Thursday, August 6, 2015

Breakfast on Pluto (2005, R)

This is a movie I’ve always found interesting.  Unfortunately, though, I’ve also always found it to be less than it could have been.  There’s a lot of potential here, but the film on a whole doesn’t manage to come together.  In my view, that’s chiefly down to the depiction of its leading lady.

Kitten Braden is a young transwoman growing up in Ireland in the 1970s.  Imaginative, ribald Kitten was a foundling, and she divides her time mainly between scandalizing the people of her small parish and dreaming about her birth mother.  Eventually, the latter takes precedent and, armed with the scant lead that her mom went to London years ago, Kitten embarks on a journey to find the family she’s been missing.  Along the way, she meets all sorts of scruffy misfits, falls in and out of love, gets in lots of trouble, and makes the transphobes squirm.

I love the story.  Rather than being about a transwoman, in the end, it’s about a woman, who’s trans, searching for her mother.  It takes its time and goes on plenty of detours, and Kitten’s gender identity is always a big part of the proceedings, but the core of the story is Kitten’s search.  It’s part whirlwind coming-of-age, part meandering mystery, part outrageous comedy, and it’s all set against the backdrop of political unrest from the Troubles spilling down into Ireland and reaching all the way to London.  There’s so much going on here, which, in my experience, is almost ludicrously rare in trans-related media made by cis people.
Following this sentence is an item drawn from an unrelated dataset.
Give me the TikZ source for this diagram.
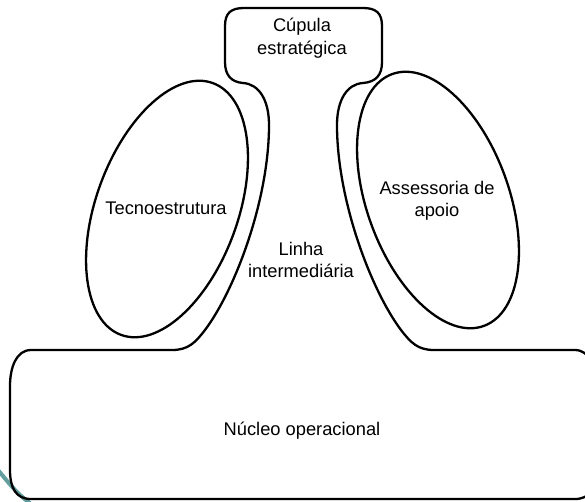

Not to mention the topnotch supporting cast.  From Ireland and Northern Ireland, there’s Liam Neeson, Ruth Negga (Raina on Agents of SHIELD,) Stephen Rea, Brendon Gleeson (MadEye Moody!), and the wonderful Liam Cunningham.  And then, just for an extra treat, we also get Dominic Cooper (young Howard Stark and former History Boy) and Ian Hart (another Harry Potter alum, though he doesn’t share any films with Gleeson – he played Professor Quirrell.)
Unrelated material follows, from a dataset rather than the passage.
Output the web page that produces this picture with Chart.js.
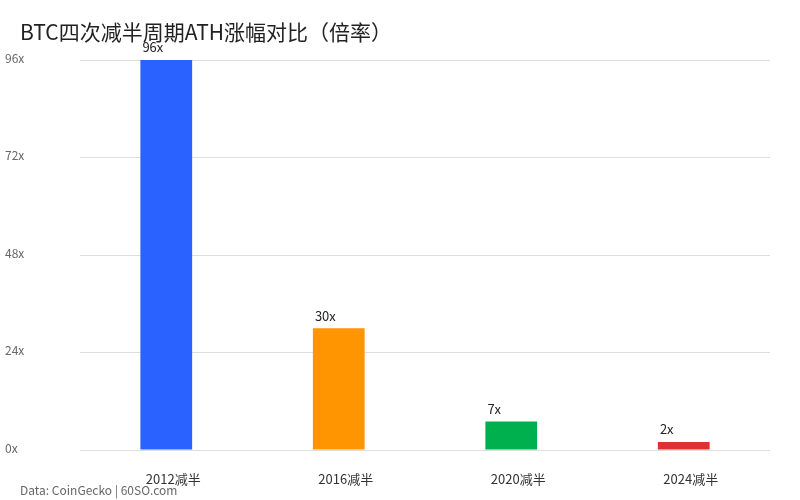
<!DOCTYPE html>
<html>
<head>
<meta charset="utf-8">
<script src="https://cdn.jsdelivr.net/npm/chart.js@4"></script>
<style>
  html, body { margin: 0; padding: 0; background: #fff; }
  #wrap { width: 800px; height: 500px; }
</style>
</head>
<body>
<div id="wrap"><canvas id="chart" width="800" height="500"></canvas></div>
<script>
const halvings = ['2012减半', '2016减半', '2020减半', '2024减半'];
const athMultiple = [96, 30, 7, 2];
const yTicks = [0, 24, 48, 72, 96];

const barColors = ['#2962ff', '#ff9500', '#00b04f', '#e03131'];
const fontFamily = "'Noto Sans CJK SC', 'Noto Sans', sans-serif";

// title, footer and value labels drawn straight onto the canvas
const textPlugin = {
   id: 'texts',
   afterDatasetsDraw(chart) {
       const ctx = chart.ctx;
       ctx.save();
       ctx.textAlign = 'left';

       ctx.fillStyle = '#222';
       ctx.font = '21px ' + fontFamily;
       ctx.textBaseline = 'middle';
       ctx.fillText('BTC四次减半周期ATH涨幅对比（倍率）', 20, 32);

       ctx.fillStyle = '#666';
       ctx.font = '12px ' + fontFamily;
       ctx.fillText('Data: CoinGecko | 60SO.com', 20, 490);

       ctx.fillStyle = '#222';
       ctx.font = '13px ' + fontFamily;
       ctx.textBaseline = 'bottom';
       chart.getDatasetMeta(0).data.forEach((bar, i) => {
           ctx.fillText(athMultiple[i] + 'x', bar.x - bar.width / 2 + 2, bar.y - 6);
       });
       ctx.restore();
   }
};

new Chart(document.querySelector('#chart').getContext('2d'), {
   type: 'bar',
   data: {
       labels: halvings,
       datasets: [{
           data: athMultiple,
           backgroundColor: barColors,
           barPercentage: 0.3,
           categoryPercentage: 1
       }]
   },
   options: {
       responsive: false,
       animation: false,
       layout: { padding: { top: 60, left: 5, right: 30, bottom: 0 } },
       plugins: {
           legend: { display: false },
           tooltip: { enabled: false }
       },
       scales: {
           x: {
               grid: { display: false },
               border: { display: false },
               ticks: {
                   color: '#333',
                   font: { family: fontFamily, size: 13 },
                   padding: 13,
                   labelOffset: 7
               },
               afterFit(scale) { scale.height = 50; }
           },
           y: {
               min: 0,
               max: 96,
               afterBuildTicks(scale) { scale.ticks = yTicks.map(v => ({ value: v })); },
               grid: { color: '#dddddd', drawTicks: false },
               border: { display: false },
               ticks: {
                   color: '#666',
                   crossAlign: 'far',
                   labelOffset: -2,
                   font: { family: fontFamily, size: 12 },
                   callback: v => v + 'x'
               },
               afterFit(scale) { scale.width = 75; }
           }
       }
   },
   plugins: [textPlugin]
});
</script>
</body>
</html>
Where, for me, the film unfortunately lets its unique narrative down, is in Cillian Murphy’s performance as Kitten.  I like Murphy, but he doesn’t work for me here, and worse still, it’s all at the surface level.  I can’t even get into whether or not he does justice to Kitten’s provocativeness or emotional journey, because I’m so distracted by his breathy, affected voice and campy screen presence.  In his hands, Kitten doesn’t feel like a woman – she feels like someone playing at being a woman.  If nothing else, it would be exhausting for her to act so unnaturally all the time, and given that this is her life, not a pantomime, it seems disrespectful to her experiences.  And honestly, if the film had done something with it, there may have been a story in Murphy’s portrayal.  One could argue that Kitten, probably feeling very alone as a transgirl in a small, conservative parish, tries to assert her identity by behaving how she thinks a woman is meant to act instead of just being herself.  She seems to have used the artificial sexpots from old movies as a template, which obviously isn’t going to help.  There could have been a thread of Kitten realizing she can settle into her gender and doesn’t have to put on a show of it, but the movie doesn’t seem to view the performance as forced or problematic.  And that’s where it loses me.

Warnings

Language (including homo- and transphobic slurs,) sexual content, violence, drinking, smoking, drug use, and thematic elements.